Десять лет в изгнании (Сталь) - страница 29

Итак, он приходит в бешенство ради того, чтобы испугать; слова порой избавляют его от необходимости совершать поступки; конечно, время от времени он приводит свои угрозы в исполнение, однако чаще всего в этом не возникает нужды; приступов гнева оказывается совершенно достаточно. Вдобавок словами он попирает достоинство тех, кто ему не по нраву, гораздо сильнее, чем наказаниями; он обращает к своим жертвам речи столь грубые и столь презрительные, а его царедворцы так усердно повторяют их на все лады, что становится ясно: слов его следует опасаться куда больше, нежели его жандармов, а ему только того и нужно: ведь несчастные, заключенные в тюрьму, могли бы вызвать сочувствие, язвительные же шутки всемогущего властителя унижают человека, которого еще не пришло время уничтожить окончательно, в глазах общества.

На следующий день после того, как гнев Бонапарта обрушился на мою голову, он прилюдно выбранил своего брата Жозефа за знакомство со мной.

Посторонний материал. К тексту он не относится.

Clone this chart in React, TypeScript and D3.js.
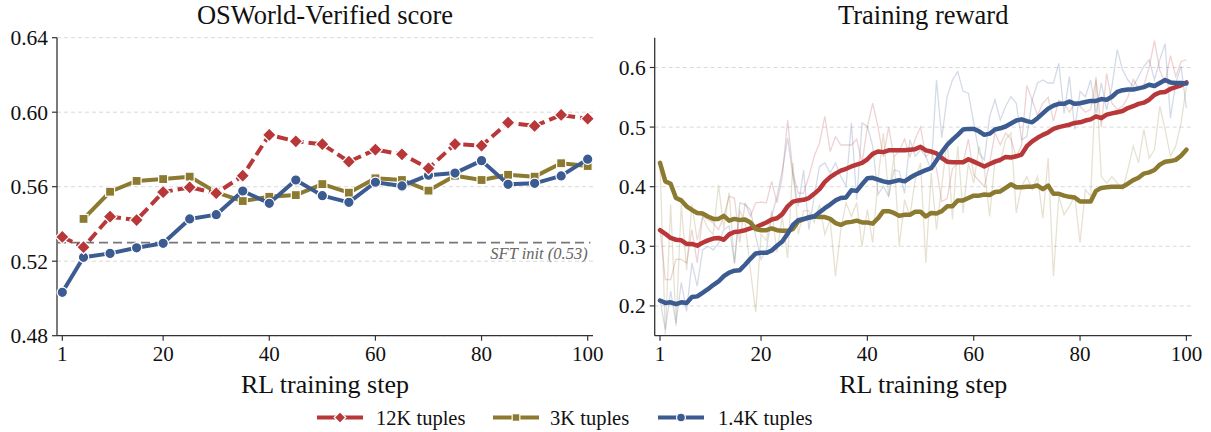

Жозеф счел себя обязанным не переступать порог моего дома в течение трех месяцев; три четверти людей, прежде бывавших у меня, последовали его примеру. Люди, объявленные вне закона 18 фрюктидора, утверждали, что в ту пору я совершенно напрасно рекомендовала Баррасу г-на де Талейрана на должность министра иностранных дел, а между тем сами проводили дни напролет не у кого иного, как у г-на де Талейрана, в покровительстве которому обвиняли меня. Все, кто дурно вел себя по отношению ко мне, остерегались признаться, что поступают так из боязни прогневить первого консула; напротив, каждый день они изобретали новые предлоги для того, чтобы повредить мне; они обрушивали всю мощь своих политических убеждений на гонимую, беззащитную женщину, а сами раболепно склонялись перед ужаснейшими из якобинцев, воскрешенными из праха благодаря новому крещению — низошедшей на них милости первого консула.

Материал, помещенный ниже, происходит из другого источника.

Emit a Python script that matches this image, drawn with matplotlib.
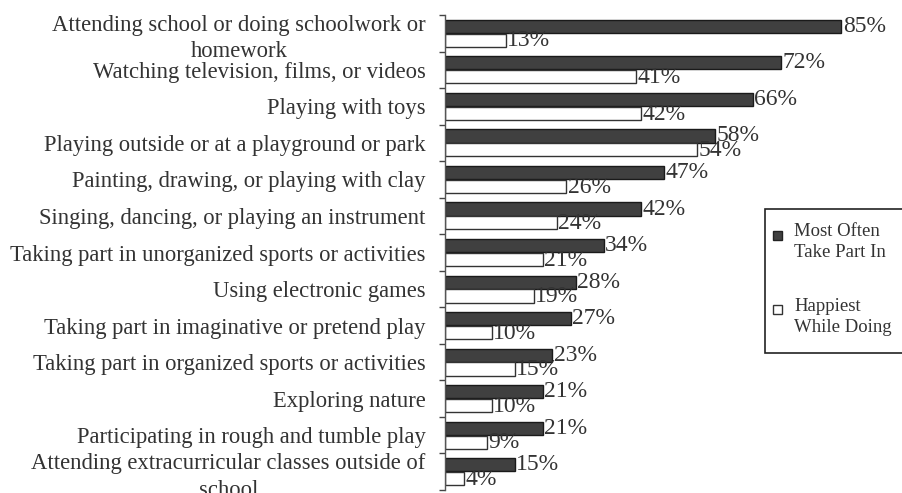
import matplotlib.pyplot as plt
import numpy as np
from matplotlib.patches import Rectangle

plt.rcParams['font.family'] = ['Liberation Serif', 'DejaVu Serif']

# Activities and shares of children (%)
activities = [
    'Attending school or doing schoolwork or\nhomework',
    'Watching television, films, or videos',
    'Playing with toys',
    'Playing outside or at a playground or park',
    'Painting, drawing, or playing with clay',
    'Singing, dancing, or playing an instrument',
    'Taking part in unorganized sports or activities',
    'Using electronic games',
    'Taking part in imaginative or pretend play',
    'Taking part in organized sports or activities',
    'Exploring nature',
    'Participating in rough and tumble play',
    'Attending extracurricular classes outside of\nschool',
]
most_often = [85, 72, 66, 58, 47, 42, 34, 28, 27, 23, 21, 21, 15]
happiest = [13, 41, 42, 54, 26, 24, 21, 19, 10, 15, 10, 9, 4]

W, H = 902, 493
fig = plt.figure(figsize=(W / 100, H / 100), dpi=100)
ax = fig.add_axes([445 / W, 3 / H, (W - 445) / W, 475 / H])

y = np.arange(len(activities))
bh = 0.36
off = 0.19

dark = ax.barh(y - off, most_often, height=bh, color='#404040', edgecolor='#1a1a1a', linewidth=1.0)
light = ax.barh(y + off, happiest, height=bh, color='white', edgecolor='#333333', linewidth=1.0)

for rect, v in zip(dark, most_often):
    ax.text(rect.get_width() + 0.3, rect.get_y() + rect.get_height() / 2, f'{v}%',
            va='center', ha='left', fontsize=17, color='#333333')
for rect, v in zip(light, happiest):
    ax.text(rect.get_width() + 0.3, rect.get_y() + rect.get_height() / 2 + 0.02, f'{v}%',
            va='center', ha='left', fontsize=17, color='#333333')

ax.set_xlim(0, 98)
ax.set_ylim(len(activities) - 0.5, -0.5)
ax.set_xticks([])
ax.set_yticks(y)
ax.set_yticklabels(activities, fontsize=16.3, color='#333333', multialignment='center')
for lbl in ax.get_yticklabels():
    lbl.set_linespacing(1.35)
ax.tick_params(axis='y', which='major', length=0, pad=14)
ax.set_yticks(np.arange(len(activities) + 1) - 0.5, minor=True)
ax.tick_params(axis='y', which='minor', length=4, width=1, color='#444444')

for s in ['top', 'right', 'bottom']:
    ax.spines[s].set_visible(False)
ax.spines['left'].set_color('#555555')
ax.spines['left'].set_linewidth(1.0)

# legend drawn by hand so the key sits on the first line of each label;
# the frame runs past the right edge of the figure
fig.patches.append(Rectangle((765 / W, 1 - 353 / H), (W + 10 - 765) / W, 144 / H,
                             transform=fig.transFigure, facecolor='white',
                             edgecolor='#222222', linewidth=1.2))
fig.patches.append(Rectangle((773 / W, 1 - 240 / H), 9 / W, 9 / H, transform=fig.transFigure,
                             facecolor='#404040', edgecolor='#222222', linewidth=1))
fig.patches.append(Rectangle((773 / W, 1 - 314 / H), 9 / W, 9 / H, transform=fig.transFigure,
                             facecolor='white', edgecolor='#333333', linewidth=1))
fig.text(794 / W, 1 - 223 / H, 'Most Often\nTake Part In', fontsize=13.5, color='#333333',
         va='top', ha='left', linespacing=1.3)
fig.text(794 / W, 1 - 298 / H, 'Happiest\nWhile Doing', fontsize=13.5, color='#333333',
         va='top', ha='left', linespacing=1.3)

fig.savefig('out.png', dpi=100)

Министр полиции Фуше>136 пригласил меня к себе и сообщил, что, по мнению первого консула, друг мой, произнесший речь в Трибунате, сделал это по моему наущению. Я отвечала чистую правду, а именно: что друг этот наделен выдающимся умом и не имеет нужды занимать свои убеждения у женщины; речь же его была посвящена исключительно размышлениям о независимости, которую подобает иметь всякому совещательному органу, и не содержала ни единого слова, оскорбительного для особы первого консула. К этому я прибавила несколько слов об уважении, какое надлежит оказывать свободе мнений в законодательном собрании, однако министр полиции не скрывал, что эти общие рассуждения его совершенно не интересуют; он уже прекрасно понимал, что под властью человека, которому он желал служить, до принципов никому дела не будет, и вел себя соответственно. Однако, приобретя великую опытность во всем, что касается до революций, он взял себе за правило творить ровно столько зла, сколько потребно для достижения цели, но не более того. Предшествующее его поведение не обличало ни малейшего попечения о нравственности, а о добродетели он нередко отзывался как о сущем вздоре. Однако же замечательная проницательность зачастую заставляла его выбирать добро как вещь более выгодную, а ум побуждал к совершению таких поступков, к каким других побуждает совесть. Он посоветовал мне уехать в деревню и заверил, что очень скоро гроза пройдет.